= Instruction =
Copy each line containing the word "chart" from the records that follow, please.

= Source records =
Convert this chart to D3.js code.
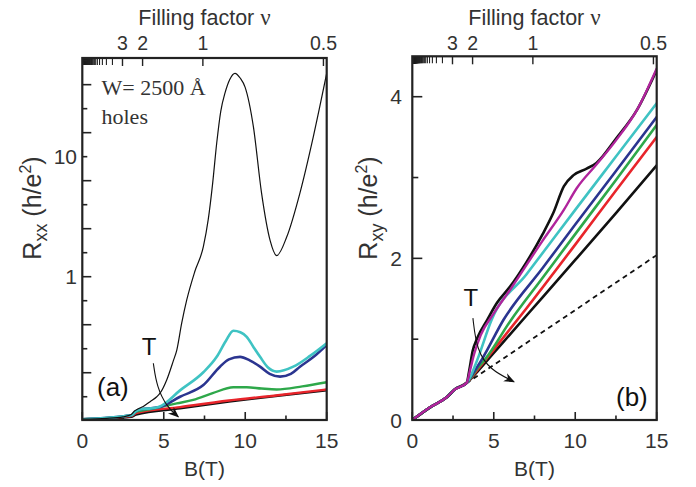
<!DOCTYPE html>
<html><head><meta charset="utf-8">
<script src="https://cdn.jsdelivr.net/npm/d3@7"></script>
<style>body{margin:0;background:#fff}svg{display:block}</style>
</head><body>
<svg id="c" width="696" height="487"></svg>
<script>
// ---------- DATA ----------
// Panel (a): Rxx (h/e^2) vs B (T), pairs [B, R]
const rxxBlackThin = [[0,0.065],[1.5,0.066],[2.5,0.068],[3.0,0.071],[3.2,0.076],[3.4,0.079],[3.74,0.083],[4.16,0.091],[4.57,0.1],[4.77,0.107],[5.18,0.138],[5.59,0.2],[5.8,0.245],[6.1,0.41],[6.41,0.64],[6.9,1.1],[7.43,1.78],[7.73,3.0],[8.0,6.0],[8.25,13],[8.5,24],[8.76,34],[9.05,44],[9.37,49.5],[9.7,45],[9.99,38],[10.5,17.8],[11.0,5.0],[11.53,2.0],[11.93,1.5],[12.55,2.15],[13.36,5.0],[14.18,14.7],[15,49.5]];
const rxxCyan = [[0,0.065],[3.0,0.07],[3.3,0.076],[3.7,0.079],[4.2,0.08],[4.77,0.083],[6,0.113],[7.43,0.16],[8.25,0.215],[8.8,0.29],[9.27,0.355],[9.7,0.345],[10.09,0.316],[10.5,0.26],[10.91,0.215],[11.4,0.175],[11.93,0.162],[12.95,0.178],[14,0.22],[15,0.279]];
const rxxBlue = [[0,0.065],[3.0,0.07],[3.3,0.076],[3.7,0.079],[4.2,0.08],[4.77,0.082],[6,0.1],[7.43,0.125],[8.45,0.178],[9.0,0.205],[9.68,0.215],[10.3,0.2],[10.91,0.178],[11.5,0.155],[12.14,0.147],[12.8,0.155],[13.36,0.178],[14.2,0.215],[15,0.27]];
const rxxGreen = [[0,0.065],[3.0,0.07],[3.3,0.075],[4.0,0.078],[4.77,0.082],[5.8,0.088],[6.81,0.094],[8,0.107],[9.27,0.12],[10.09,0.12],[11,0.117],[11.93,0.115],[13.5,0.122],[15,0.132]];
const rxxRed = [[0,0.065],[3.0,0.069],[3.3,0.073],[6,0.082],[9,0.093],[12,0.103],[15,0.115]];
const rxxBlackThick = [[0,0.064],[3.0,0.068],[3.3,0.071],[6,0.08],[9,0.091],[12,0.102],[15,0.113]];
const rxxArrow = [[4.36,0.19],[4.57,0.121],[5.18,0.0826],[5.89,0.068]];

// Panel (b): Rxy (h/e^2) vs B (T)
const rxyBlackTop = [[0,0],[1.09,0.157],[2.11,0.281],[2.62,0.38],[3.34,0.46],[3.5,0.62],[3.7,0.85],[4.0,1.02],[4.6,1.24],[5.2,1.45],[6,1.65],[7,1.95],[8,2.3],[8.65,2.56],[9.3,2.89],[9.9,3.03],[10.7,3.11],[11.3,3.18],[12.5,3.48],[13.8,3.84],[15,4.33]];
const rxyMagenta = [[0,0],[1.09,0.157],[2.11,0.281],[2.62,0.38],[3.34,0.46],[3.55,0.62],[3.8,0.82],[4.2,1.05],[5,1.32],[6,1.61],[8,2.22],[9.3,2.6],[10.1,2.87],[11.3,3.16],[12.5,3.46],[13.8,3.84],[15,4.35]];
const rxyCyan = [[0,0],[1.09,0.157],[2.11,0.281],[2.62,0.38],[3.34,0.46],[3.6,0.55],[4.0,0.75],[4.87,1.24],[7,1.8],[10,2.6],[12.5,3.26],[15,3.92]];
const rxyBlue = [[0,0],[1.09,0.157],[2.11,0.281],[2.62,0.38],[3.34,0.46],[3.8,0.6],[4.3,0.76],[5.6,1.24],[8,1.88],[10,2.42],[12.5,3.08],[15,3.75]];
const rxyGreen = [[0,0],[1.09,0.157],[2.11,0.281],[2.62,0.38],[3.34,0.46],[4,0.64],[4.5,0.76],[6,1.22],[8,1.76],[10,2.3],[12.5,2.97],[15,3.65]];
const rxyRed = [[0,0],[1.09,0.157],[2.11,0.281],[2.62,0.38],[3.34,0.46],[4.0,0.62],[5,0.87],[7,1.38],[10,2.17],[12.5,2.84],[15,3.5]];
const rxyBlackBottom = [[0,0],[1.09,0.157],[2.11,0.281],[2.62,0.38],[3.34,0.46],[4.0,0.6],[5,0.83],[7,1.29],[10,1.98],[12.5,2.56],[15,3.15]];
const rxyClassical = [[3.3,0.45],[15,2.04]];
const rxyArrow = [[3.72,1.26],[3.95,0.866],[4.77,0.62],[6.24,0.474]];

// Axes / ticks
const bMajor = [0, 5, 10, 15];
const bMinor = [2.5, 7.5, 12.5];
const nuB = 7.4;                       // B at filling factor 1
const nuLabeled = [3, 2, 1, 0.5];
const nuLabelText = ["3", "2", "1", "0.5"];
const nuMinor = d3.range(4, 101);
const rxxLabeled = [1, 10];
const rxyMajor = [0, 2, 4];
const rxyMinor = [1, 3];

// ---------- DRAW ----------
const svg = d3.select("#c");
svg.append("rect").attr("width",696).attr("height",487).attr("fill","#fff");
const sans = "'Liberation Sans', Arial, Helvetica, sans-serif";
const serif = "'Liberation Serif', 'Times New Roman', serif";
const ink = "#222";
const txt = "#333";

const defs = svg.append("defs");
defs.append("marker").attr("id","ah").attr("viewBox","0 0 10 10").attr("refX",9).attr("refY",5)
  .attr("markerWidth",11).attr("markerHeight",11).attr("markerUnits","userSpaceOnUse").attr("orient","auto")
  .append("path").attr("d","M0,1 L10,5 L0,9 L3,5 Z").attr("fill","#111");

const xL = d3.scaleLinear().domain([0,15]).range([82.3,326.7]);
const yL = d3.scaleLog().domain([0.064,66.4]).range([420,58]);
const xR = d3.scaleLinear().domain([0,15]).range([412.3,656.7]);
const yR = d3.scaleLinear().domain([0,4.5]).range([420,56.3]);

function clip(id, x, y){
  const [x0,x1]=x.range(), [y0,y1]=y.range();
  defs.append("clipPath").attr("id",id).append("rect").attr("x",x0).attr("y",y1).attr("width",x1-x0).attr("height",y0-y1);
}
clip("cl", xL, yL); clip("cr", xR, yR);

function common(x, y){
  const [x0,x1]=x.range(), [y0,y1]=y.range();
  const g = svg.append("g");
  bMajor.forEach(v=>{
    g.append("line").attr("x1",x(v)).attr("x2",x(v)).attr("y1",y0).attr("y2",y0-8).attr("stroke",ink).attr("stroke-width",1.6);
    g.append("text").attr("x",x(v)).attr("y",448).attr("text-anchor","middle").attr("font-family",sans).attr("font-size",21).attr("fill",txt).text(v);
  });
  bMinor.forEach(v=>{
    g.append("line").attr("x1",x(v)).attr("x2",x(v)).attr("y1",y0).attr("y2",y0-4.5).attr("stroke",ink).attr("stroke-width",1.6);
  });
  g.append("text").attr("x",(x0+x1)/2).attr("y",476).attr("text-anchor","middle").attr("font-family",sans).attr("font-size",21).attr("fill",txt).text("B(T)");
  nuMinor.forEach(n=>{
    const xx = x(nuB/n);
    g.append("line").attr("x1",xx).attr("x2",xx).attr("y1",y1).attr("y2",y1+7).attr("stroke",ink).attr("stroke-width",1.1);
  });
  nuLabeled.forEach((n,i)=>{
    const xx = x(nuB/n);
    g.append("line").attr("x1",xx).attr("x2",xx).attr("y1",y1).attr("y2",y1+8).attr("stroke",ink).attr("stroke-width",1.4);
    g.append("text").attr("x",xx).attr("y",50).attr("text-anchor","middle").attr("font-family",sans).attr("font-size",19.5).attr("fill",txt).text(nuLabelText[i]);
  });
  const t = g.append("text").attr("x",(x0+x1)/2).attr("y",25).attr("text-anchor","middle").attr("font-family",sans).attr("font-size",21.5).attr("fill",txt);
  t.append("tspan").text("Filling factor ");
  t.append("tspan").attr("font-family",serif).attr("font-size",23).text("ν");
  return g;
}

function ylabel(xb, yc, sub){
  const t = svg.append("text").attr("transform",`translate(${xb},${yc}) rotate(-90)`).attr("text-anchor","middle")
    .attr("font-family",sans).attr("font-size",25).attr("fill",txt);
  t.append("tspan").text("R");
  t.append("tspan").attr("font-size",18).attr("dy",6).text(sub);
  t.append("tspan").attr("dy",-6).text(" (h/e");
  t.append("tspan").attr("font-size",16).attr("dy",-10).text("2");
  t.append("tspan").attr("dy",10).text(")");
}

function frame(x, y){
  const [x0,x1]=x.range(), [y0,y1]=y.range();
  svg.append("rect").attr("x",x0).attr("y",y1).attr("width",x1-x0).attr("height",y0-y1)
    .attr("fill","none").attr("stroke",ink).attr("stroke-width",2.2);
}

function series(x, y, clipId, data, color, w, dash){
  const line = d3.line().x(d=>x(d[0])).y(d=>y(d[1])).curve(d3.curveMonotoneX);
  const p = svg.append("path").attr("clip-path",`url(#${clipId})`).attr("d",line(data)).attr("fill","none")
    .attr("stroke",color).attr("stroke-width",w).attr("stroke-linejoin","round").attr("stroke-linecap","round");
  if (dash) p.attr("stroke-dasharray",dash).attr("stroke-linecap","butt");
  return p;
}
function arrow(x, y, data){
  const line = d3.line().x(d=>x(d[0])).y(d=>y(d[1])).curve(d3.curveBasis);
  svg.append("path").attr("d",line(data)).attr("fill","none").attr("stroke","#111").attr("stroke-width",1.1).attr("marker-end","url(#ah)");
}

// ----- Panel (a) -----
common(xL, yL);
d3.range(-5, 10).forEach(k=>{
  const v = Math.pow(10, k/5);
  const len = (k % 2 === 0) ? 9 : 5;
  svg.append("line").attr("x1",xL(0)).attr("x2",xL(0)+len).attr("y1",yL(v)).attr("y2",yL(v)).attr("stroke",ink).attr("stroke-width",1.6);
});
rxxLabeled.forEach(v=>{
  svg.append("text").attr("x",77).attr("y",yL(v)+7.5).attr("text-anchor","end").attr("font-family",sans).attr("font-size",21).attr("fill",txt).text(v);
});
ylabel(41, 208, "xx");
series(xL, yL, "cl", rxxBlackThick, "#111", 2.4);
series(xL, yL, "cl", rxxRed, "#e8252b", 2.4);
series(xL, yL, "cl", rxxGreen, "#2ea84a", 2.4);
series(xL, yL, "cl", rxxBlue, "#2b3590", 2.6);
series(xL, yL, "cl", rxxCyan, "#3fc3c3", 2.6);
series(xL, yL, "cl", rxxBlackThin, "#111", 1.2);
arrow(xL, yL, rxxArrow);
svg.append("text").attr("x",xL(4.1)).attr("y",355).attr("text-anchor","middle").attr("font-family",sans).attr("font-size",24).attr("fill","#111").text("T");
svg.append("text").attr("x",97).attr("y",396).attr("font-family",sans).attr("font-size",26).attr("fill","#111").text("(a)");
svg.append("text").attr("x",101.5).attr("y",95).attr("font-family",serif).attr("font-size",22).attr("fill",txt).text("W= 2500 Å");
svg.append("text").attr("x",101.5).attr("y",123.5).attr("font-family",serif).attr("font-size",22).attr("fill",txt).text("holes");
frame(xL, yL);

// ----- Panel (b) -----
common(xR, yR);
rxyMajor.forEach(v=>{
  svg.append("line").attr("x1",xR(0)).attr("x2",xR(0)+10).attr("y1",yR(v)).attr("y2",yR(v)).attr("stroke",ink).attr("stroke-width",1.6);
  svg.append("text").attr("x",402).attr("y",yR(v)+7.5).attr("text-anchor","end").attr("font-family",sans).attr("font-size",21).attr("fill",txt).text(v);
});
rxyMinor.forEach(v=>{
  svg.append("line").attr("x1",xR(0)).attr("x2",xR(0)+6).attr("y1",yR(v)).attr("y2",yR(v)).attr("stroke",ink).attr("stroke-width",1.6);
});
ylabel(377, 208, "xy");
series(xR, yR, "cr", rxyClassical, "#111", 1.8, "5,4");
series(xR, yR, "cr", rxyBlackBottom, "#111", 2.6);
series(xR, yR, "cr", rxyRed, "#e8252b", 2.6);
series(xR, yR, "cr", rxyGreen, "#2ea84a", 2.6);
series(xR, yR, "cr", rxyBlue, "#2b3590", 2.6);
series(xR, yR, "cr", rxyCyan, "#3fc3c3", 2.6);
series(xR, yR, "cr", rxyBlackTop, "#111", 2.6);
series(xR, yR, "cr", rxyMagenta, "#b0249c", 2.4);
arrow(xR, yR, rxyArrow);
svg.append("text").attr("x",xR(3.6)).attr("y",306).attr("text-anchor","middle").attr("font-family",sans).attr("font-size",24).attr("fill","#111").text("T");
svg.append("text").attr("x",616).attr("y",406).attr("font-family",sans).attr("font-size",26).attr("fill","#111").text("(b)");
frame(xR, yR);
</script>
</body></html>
---
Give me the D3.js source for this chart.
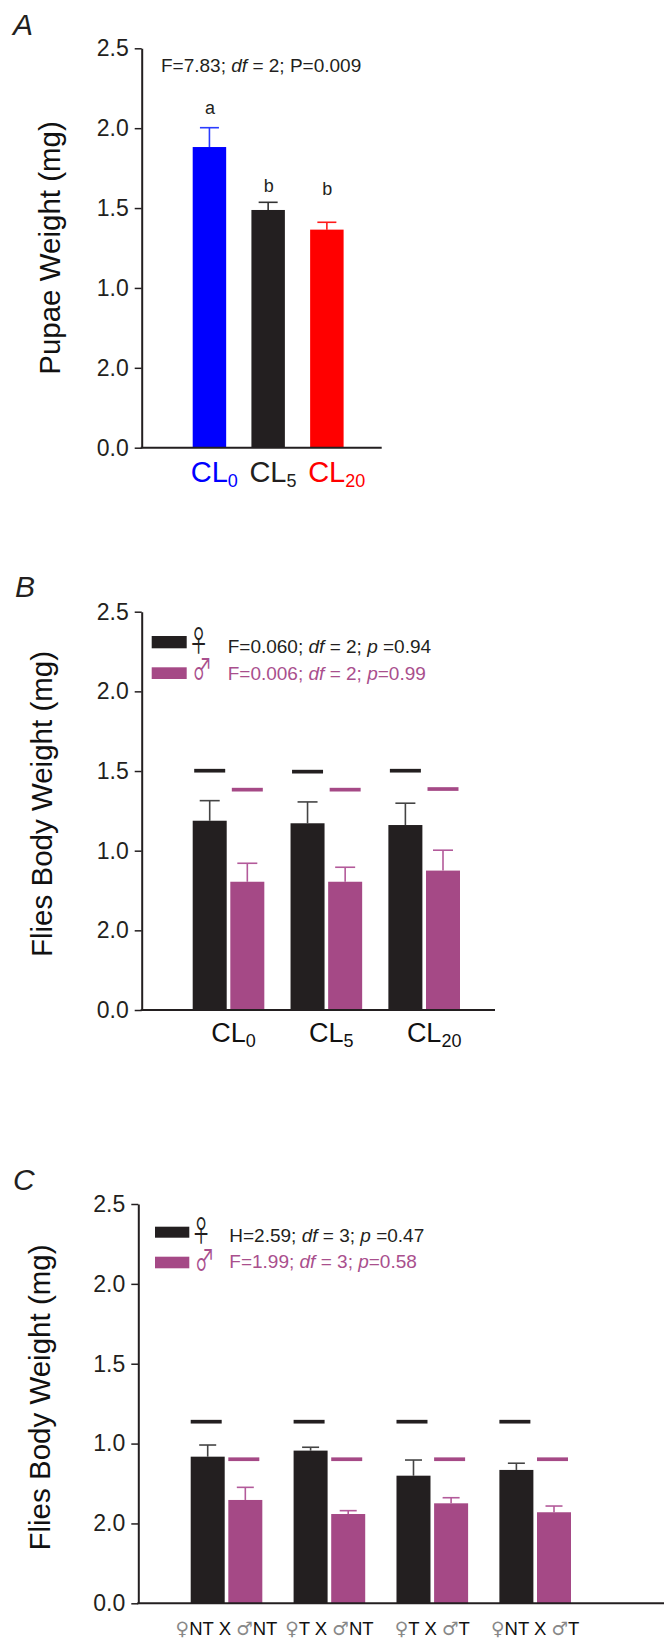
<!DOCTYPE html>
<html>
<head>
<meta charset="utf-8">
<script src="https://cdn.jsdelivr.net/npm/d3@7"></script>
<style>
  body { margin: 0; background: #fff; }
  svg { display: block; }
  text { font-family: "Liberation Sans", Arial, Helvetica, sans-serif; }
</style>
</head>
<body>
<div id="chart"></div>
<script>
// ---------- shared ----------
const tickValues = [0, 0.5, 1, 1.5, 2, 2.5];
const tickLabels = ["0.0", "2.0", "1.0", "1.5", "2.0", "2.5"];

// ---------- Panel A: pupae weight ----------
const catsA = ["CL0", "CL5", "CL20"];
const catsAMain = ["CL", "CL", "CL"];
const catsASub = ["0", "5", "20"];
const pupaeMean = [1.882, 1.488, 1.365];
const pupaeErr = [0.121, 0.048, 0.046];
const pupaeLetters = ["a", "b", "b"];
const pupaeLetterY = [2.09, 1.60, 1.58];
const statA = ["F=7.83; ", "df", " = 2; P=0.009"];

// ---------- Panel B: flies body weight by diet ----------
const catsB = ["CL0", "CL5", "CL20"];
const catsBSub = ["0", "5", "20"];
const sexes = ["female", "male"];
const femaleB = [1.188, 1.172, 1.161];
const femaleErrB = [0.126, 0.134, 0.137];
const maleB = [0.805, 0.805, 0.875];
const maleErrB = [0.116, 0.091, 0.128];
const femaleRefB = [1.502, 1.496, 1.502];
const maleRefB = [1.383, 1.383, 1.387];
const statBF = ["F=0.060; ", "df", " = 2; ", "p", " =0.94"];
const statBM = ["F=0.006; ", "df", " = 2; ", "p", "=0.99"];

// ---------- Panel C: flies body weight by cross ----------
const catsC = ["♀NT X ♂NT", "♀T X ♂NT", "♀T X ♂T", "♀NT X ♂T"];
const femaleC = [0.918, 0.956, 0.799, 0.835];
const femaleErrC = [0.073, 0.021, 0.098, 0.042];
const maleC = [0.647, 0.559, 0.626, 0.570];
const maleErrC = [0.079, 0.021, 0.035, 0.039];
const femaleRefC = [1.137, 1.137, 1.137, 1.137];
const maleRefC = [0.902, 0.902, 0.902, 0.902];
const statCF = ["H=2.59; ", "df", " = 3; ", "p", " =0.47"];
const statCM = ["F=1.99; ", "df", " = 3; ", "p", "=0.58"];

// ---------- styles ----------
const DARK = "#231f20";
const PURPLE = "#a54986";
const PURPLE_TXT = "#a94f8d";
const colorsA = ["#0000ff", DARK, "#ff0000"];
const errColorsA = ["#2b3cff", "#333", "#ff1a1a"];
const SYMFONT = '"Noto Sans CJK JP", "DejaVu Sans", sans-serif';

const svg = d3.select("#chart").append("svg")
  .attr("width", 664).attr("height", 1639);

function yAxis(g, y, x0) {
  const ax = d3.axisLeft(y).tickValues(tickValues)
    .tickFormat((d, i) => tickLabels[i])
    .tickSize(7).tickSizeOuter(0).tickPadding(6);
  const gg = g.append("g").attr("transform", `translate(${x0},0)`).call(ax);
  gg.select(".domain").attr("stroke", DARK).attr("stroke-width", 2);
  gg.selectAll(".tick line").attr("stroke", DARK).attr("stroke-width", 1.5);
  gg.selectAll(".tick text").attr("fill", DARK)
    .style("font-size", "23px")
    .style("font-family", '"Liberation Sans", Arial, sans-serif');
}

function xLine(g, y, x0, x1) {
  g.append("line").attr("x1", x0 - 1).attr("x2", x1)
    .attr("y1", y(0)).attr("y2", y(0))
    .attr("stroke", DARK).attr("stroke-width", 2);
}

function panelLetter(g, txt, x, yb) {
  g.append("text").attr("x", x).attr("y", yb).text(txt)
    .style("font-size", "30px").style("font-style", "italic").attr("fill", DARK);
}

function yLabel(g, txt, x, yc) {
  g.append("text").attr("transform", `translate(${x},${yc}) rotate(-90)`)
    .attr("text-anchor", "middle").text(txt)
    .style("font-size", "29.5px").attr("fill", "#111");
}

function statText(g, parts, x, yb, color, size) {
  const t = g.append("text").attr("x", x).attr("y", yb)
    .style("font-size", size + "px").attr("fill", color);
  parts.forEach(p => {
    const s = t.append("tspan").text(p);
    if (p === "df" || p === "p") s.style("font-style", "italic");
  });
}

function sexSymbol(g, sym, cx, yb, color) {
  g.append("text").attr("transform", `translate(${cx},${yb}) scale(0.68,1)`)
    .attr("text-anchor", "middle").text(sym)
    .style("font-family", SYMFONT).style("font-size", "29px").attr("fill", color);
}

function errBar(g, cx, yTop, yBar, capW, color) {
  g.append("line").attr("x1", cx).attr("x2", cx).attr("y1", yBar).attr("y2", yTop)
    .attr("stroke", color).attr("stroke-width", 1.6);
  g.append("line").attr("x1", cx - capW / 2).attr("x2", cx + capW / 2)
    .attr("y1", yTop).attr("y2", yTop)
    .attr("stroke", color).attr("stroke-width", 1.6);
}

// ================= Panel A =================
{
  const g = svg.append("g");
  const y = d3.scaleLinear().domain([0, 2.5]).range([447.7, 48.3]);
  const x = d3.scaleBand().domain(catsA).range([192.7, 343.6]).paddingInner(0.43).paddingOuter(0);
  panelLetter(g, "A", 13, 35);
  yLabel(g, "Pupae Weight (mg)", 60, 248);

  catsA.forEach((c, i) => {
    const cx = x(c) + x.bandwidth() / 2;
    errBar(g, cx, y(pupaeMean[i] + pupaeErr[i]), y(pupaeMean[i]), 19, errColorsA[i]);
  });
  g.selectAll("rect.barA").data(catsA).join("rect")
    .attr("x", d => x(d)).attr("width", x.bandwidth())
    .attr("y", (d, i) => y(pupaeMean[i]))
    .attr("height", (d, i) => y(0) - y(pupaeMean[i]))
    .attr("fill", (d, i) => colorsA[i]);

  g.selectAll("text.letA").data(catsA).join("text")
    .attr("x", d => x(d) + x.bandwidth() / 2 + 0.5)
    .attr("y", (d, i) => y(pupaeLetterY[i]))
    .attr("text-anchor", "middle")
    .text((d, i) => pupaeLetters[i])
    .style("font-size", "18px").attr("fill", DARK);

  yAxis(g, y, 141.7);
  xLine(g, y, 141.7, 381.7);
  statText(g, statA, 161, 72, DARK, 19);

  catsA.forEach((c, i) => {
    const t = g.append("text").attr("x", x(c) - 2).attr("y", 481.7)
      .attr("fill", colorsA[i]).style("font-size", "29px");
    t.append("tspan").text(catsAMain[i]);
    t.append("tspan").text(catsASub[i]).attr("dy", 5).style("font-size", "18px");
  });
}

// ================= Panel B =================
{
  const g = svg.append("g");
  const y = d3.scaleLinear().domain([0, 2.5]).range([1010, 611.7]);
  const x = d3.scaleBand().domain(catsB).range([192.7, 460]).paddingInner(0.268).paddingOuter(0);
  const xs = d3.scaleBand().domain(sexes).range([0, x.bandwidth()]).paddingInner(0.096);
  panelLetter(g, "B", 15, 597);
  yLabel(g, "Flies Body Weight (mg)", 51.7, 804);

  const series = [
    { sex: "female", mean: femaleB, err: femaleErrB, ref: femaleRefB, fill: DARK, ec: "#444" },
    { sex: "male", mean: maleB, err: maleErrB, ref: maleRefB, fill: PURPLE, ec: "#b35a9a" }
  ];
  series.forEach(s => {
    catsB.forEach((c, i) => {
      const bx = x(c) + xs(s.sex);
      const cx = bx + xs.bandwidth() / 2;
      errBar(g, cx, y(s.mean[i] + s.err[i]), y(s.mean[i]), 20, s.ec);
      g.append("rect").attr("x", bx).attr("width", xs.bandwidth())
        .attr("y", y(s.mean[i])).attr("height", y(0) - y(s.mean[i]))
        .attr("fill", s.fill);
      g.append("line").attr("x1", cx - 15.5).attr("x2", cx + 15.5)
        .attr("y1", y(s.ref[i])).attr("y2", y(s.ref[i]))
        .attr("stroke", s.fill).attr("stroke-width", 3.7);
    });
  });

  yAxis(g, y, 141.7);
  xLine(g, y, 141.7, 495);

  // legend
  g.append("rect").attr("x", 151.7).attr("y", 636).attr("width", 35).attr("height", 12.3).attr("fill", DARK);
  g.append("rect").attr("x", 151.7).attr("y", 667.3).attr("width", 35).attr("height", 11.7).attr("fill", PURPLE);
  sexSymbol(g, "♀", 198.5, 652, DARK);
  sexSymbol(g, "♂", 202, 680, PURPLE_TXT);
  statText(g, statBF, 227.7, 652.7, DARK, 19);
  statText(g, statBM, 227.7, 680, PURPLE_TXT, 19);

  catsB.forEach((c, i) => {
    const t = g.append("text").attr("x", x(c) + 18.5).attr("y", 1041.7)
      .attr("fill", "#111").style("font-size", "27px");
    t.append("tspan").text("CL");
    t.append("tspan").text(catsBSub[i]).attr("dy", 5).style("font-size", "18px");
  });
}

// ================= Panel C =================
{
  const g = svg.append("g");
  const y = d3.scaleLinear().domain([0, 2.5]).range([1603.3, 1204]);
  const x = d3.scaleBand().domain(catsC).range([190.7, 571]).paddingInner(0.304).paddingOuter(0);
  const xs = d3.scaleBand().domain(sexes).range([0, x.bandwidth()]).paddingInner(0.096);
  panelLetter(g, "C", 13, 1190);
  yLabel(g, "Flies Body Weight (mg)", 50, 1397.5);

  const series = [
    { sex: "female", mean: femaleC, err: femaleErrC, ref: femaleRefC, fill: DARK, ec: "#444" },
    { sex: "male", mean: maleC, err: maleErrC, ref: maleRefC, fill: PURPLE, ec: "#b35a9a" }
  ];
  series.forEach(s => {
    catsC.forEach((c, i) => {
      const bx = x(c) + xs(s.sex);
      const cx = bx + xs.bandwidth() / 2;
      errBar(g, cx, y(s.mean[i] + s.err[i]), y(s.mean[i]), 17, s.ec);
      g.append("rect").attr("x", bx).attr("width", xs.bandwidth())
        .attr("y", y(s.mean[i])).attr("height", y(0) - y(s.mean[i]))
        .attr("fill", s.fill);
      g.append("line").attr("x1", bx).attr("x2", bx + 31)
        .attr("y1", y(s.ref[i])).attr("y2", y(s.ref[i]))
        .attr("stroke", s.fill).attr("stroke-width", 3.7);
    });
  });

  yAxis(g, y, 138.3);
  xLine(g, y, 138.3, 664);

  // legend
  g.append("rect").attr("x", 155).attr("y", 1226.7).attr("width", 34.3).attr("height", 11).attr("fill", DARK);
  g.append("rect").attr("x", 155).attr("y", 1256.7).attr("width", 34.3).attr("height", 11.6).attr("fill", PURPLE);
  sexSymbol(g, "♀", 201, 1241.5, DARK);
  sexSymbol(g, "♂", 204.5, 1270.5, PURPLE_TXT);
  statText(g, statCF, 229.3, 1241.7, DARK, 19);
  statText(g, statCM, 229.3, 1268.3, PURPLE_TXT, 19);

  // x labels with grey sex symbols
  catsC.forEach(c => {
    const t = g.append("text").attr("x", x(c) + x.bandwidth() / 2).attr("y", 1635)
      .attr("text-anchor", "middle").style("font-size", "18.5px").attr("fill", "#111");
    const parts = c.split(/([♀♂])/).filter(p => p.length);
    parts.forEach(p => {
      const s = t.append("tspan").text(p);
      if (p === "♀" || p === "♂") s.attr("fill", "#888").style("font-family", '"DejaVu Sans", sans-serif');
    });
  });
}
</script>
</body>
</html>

= Worked answer =
Convert this chart to D3.js code.
Give me the D3.js source for this chart.
<div id="chart"></div>
const svg = d3.select("#chart").append("svg")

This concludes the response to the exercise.